The judge made it plain that, however structured, the overall sentence at which he had arrived was intended to reflect the appellant's overall criminality.
The ground of appeal
We are grateful to Mr Simon Molyneux for his submissions on behalf of the appellant. He makes no criticism of the length of the custodial terms imposed on any offence, apart from the burglary, nor of the judge's decision to order the concurrent terms for those other offences to run consecutively to the sentence for the burglary. He does not criticise the credit allowed for the guilty pleas. He accepts that the burglary fell within category 1A of the sentencing guidelines, with a starting point of 2 years' custody, within a range of 1 to 5 years.
However, Mr Molyneux submits that a sentence of 4 years 7 months' imprisonment for the burglary implies a sentence after trial approaching 6 years – above the upper end of the range for category 1A. He suggests that a sentence of around 42 months' imprisonment would have been appropriate, based on a sentence after trial of around 4½ years' imprisonment.

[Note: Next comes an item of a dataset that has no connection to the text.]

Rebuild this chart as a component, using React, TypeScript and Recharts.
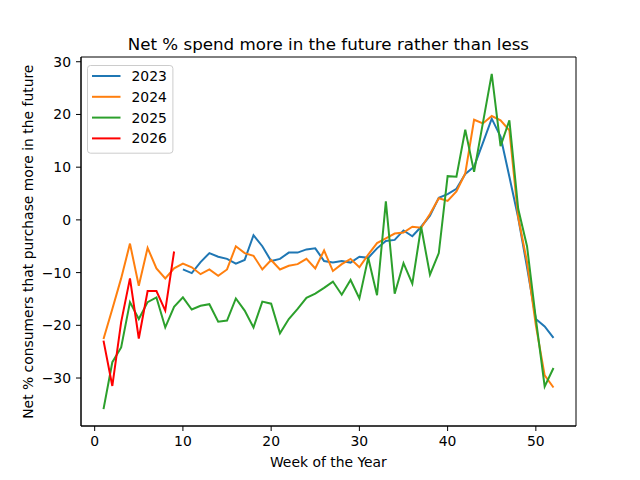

We see no merit in the complaint. There is a substantial margin between the upper end of category 1A and the maximum sentence of 10 years' imprisonment. Ramraiding is a serious form of burglary, and the burglary to which the appellant was a party was a serious example of that offence. The judge's implicit judgment was that the appropriate sentence after trial for the appellant was slightly above the upper end of the range for category 1A. It was not manifestly excessive.
In any event, the question for this court is whether the overall sentence imposed was manifestly excessive, however structured. In our judgment, the sentences imposed for the offences of theft, fraud and theft from motor vehicles were somewhat generous to the appellant, given the nature and scale of that offending. This is so even after allowing for totality and the fact that the sentences were ordered to run consecutively to the sentence for the burglary.
In these circumstances we conclude that the overall sentence was not manifestly excessive. For these reasons the appeal is dismissed.